■ Stored records ■
* Begin *
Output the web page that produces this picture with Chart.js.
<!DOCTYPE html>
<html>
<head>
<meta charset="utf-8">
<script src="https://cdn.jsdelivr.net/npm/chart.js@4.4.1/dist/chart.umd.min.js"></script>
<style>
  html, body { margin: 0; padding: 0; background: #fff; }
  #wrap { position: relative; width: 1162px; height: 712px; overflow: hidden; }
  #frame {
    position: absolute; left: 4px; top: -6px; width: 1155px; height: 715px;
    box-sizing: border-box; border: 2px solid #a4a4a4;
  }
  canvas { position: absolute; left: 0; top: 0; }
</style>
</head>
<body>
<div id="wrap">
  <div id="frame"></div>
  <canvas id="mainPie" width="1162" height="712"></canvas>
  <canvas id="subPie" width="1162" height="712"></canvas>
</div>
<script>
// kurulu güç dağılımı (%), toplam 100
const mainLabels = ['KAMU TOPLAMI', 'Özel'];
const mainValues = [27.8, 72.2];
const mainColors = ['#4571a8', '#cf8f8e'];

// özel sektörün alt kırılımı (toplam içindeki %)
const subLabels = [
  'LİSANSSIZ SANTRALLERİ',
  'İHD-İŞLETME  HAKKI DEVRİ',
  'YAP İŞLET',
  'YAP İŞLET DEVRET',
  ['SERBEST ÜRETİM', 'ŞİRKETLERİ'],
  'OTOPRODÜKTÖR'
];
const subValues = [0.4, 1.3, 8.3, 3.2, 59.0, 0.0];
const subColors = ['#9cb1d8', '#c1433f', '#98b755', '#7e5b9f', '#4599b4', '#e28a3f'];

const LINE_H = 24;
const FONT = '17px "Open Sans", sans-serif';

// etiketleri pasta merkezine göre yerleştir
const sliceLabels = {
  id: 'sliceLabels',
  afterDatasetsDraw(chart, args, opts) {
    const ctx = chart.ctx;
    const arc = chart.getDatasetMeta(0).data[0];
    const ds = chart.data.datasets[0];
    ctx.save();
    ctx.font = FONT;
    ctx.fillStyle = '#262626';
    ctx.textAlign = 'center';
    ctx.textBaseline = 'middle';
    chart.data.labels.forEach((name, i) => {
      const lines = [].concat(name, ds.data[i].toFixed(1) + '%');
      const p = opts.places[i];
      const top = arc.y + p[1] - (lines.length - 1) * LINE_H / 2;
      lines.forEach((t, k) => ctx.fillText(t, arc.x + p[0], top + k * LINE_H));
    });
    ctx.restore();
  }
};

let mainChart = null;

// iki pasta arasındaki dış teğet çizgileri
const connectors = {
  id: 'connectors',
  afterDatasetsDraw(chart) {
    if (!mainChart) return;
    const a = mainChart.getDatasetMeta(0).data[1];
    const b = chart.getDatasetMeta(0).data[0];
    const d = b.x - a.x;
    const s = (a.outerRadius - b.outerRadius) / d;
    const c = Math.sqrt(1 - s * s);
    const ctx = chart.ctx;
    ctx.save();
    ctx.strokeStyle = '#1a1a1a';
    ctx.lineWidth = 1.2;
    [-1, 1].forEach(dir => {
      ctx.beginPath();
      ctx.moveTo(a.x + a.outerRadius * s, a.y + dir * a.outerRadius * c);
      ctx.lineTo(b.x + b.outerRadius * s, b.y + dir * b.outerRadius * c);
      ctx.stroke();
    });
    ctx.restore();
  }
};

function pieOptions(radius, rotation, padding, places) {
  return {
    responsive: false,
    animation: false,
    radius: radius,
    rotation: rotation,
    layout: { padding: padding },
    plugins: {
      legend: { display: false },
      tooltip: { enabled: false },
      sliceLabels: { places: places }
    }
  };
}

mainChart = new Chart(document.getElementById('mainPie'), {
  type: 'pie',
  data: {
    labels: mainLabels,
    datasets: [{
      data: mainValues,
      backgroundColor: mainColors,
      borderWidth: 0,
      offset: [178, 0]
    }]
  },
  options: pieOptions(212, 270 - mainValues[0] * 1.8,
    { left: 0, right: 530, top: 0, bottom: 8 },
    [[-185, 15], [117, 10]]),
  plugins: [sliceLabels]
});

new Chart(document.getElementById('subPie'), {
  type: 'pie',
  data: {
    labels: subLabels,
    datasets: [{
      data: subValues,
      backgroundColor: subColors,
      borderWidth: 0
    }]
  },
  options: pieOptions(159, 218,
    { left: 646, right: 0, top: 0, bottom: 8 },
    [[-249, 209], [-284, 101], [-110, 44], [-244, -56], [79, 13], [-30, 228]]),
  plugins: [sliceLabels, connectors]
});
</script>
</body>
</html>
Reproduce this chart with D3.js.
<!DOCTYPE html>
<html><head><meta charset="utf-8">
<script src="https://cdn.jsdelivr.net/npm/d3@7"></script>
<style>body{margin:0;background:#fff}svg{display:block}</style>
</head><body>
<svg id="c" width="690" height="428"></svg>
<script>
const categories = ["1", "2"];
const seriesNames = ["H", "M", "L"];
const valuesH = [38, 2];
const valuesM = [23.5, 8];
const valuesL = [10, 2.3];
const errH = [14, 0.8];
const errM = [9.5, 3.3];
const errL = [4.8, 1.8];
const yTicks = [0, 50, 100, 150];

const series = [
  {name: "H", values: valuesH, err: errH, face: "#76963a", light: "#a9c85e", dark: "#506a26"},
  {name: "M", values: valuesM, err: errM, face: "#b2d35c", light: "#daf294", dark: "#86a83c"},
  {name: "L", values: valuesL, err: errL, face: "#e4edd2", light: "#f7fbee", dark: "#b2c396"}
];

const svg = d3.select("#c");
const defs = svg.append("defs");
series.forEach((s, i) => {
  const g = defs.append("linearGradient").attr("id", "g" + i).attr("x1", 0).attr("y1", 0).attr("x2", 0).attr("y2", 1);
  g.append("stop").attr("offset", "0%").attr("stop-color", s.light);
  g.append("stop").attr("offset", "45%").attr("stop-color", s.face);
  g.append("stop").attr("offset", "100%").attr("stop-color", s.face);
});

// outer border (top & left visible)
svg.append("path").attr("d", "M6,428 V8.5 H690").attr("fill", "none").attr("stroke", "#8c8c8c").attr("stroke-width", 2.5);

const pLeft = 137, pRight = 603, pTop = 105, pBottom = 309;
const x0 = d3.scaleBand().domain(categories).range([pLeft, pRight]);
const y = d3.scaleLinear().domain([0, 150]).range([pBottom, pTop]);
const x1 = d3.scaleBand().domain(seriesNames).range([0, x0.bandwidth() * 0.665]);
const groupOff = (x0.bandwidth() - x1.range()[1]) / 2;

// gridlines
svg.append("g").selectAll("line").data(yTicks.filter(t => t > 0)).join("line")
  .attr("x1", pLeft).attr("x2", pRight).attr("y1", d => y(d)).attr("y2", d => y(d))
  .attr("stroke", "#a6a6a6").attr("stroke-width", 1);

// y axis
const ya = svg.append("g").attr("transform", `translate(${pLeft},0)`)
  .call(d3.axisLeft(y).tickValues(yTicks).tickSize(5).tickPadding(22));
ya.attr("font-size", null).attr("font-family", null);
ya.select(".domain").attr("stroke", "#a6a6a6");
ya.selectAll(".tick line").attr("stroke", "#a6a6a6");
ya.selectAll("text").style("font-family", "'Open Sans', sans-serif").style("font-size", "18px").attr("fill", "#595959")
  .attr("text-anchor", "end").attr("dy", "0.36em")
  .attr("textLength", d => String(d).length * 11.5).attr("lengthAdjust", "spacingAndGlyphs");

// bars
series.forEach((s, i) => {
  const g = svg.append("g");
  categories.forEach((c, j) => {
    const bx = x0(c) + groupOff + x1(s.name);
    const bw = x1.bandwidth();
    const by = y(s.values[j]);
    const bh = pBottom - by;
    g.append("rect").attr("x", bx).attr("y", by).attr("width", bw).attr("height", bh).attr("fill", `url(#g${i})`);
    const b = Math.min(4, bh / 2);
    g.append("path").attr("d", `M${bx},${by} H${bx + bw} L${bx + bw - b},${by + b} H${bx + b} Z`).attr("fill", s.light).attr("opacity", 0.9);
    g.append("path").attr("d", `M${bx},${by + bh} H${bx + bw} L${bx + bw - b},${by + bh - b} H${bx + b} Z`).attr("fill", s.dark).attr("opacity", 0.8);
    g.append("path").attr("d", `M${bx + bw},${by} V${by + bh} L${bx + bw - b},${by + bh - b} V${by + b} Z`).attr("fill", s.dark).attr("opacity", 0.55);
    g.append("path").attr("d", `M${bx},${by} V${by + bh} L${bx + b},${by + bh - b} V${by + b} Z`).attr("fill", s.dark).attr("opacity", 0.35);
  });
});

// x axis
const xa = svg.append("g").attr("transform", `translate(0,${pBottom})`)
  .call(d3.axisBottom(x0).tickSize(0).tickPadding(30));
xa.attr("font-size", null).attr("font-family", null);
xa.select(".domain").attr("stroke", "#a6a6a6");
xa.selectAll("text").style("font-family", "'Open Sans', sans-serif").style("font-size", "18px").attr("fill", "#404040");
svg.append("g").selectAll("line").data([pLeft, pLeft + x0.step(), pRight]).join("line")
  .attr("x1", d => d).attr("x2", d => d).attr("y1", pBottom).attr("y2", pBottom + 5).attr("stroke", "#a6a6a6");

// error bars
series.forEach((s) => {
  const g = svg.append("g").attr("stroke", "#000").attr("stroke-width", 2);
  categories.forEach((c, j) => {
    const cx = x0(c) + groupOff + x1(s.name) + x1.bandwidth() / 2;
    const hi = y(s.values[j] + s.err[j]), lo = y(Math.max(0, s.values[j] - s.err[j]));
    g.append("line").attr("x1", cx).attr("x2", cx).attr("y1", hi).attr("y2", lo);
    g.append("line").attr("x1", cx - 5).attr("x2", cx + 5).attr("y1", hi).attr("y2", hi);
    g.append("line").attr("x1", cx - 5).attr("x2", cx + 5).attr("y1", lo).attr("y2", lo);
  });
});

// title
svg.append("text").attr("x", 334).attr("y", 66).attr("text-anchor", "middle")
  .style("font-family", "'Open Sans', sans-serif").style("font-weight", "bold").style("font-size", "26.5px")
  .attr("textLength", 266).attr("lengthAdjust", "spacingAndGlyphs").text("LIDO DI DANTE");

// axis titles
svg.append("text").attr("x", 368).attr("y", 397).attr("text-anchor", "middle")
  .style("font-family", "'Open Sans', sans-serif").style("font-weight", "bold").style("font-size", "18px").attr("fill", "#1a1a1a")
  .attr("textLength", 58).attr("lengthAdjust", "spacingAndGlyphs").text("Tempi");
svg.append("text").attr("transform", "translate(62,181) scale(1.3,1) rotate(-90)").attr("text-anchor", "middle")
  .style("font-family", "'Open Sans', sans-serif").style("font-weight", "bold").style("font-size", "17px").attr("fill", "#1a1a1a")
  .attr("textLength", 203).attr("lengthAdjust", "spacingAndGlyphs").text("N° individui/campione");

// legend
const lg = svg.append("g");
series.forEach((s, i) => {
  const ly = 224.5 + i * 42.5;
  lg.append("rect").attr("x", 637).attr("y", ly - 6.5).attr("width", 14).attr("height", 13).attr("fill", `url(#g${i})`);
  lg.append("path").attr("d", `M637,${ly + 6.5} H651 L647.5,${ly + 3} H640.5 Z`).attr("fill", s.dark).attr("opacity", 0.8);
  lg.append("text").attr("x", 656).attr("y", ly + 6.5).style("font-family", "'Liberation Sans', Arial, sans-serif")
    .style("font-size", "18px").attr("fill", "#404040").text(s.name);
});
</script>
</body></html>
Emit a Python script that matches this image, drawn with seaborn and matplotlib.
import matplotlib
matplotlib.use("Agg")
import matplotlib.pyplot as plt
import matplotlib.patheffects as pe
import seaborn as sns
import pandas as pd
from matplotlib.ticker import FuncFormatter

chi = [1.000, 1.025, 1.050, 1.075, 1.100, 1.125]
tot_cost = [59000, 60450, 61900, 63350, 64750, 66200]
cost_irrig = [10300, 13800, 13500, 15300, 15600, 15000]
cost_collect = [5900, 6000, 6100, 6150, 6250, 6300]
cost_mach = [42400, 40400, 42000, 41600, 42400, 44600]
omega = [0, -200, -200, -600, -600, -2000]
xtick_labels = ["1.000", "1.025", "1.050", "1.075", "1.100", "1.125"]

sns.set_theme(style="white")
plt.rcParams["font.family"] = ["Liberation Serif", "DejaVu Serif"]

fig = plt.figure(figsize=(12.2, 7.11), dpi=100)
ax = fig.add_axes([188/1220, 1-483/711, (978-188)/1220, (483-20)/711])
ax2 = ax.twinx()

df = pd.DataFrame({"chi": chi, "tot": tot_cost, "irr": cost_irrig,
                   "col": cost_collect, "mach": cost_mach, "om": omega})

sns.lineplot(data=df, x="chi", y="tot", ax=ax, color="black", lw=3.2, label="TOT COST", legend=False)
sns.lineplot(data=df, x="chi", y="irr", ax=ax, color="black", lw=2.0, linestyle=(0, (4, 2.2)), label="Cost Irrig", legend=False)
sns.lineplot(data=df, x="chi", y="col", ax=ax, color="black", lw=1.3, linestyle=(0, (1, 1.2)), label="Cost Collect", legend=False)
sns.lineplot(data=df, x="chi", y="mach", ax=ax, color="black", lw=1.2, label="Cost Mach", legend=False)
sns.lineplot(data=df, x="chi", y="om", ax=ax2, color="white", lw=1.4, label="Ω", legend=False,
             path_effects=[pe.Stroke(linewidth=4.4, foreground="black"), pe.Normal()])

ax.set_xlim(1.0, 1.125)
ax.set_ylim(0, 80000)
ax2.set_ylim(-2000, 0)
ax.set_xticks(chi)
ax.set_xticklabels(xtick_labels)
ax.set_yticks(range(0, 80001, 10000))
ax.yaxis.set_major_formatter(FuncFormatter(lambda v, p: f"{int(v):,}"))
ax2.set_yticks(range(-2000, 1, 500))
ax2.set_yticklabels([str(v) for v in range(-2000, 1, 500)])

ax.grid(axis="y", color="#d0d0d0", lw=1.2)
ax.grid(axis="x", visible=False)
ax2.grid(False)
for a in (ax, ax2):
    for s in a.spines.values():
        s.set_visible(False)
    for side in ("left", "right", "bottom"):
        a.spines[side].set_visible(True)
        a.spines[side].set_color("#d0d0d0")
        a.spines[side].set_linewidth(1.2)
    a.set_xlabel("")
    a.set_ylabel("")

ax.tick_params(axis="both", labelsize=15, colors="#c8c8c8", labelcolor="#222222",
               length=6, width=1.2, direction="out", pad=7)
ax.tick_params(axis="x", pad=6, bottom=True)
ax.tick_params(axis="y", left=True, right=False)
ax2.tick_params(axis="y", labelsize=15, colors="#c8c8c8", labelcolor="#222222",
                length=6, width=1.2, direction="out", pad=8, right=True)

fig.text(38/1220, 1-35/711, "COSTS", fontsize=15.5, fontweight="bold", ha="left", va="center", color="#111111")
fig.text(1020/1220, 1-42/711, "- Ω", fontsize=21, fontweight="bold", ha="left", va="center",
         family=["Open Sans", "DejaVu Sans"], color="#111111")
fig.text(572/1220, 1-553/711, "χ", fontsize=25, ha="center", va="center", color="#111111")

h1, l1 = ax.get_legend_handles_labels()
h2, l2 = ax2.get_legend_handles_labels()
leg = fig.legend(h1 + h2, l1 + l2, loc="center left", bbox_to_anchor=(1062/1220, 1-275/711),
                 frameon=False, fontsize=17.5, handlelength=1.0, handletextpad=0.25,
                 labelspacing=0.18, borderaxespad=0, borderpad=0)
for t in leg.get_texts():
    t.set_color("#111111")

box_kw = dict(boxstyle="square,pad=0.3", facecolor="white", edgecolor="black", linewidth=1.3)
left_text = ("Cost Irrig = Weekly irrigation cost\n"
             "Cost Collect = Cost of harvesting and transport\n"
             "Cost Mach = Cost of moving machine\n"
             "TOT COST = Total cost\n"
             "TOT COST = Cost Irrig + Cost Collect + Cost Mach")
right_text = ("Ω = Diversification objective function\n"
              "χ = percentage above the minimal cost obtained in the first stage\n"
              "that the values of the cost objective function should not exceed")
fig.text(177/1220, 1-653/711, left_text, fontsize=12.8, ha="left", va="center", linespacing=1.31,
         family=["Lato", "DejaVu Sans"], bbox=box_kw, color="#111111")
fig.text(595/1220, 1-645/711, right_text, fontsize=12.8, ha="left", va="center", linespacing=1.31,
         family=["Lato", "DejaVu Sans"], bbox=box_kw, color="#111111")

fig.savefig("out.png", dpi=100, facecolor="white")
* End *
■ Stated task ■
Repeat the entries above exactly, beginning at their first line and ending with the line that contains "const FONT = '17px", with nothing added.

■ Solved exercise ■
Output the web page that produces this picture with Chart.js.
<!DOCTYPE html>
<html>
<head>
<meta charset="utf-8">
<script src="https://cdn.jsdelivr.net/npm/chart.js@4.4.1/dist/chart.umd.min.js"></script>
<style>
  html, body { margin: 0; padding: 0; background: #fff; }
  #wrap { position: relative; width: 1162px; height: 712px; overflow: hidden; }
  #frame {
    position: absolute; left: 4px; top: -6px; width: 1155px; height: 715px;
    box-sizing: border-box; border: 2px solid #a4a4a4;
  }
  canvas { position: absolute; left: 0; top: 0; }
</style>
</head>
<body>
<div id="wrap">
  <div id="frame"></div>
  <canvas id="mainPie" width="1162" height="712"></canvas>
  <canvas id="subPie" width="1162" height="712"></canvas>
</div>
<script>
// kurulu güç dağılımı (%), toplam 100
const mainLabels = ['KAMU TOPLAMI', 'Özel'];
const mainValues = [27.8, 72.2];
const mainColors = ['#4571a8', '#cf8f8e'];

// özel sektörün alt kırılımı (toplam içindeki %)
const subLabels = [
  'LİSANSSIZ SANTRALLERİ',
  'İHD-İŞLETME  HAKKI DEVRİ',
  'YAP İŞLET',
  'YAP İŞLET DEVRET',
  ['SERBEST ÜRETİM', 'ŞİRKETLERİ'],
  'OTOPRODÜKTÖR'
];
const subValues = [0.4, 1.3, 8.3, 3.2, 59.0, 0.0];
const subColors = ['#9cb1d8', '#c1433f', '#98b755', '#7e5b9f', '#4599b4', '#e28a3f'];

const LINE_H = 24;
const FONT = '17px "Open Sans", sans-serif';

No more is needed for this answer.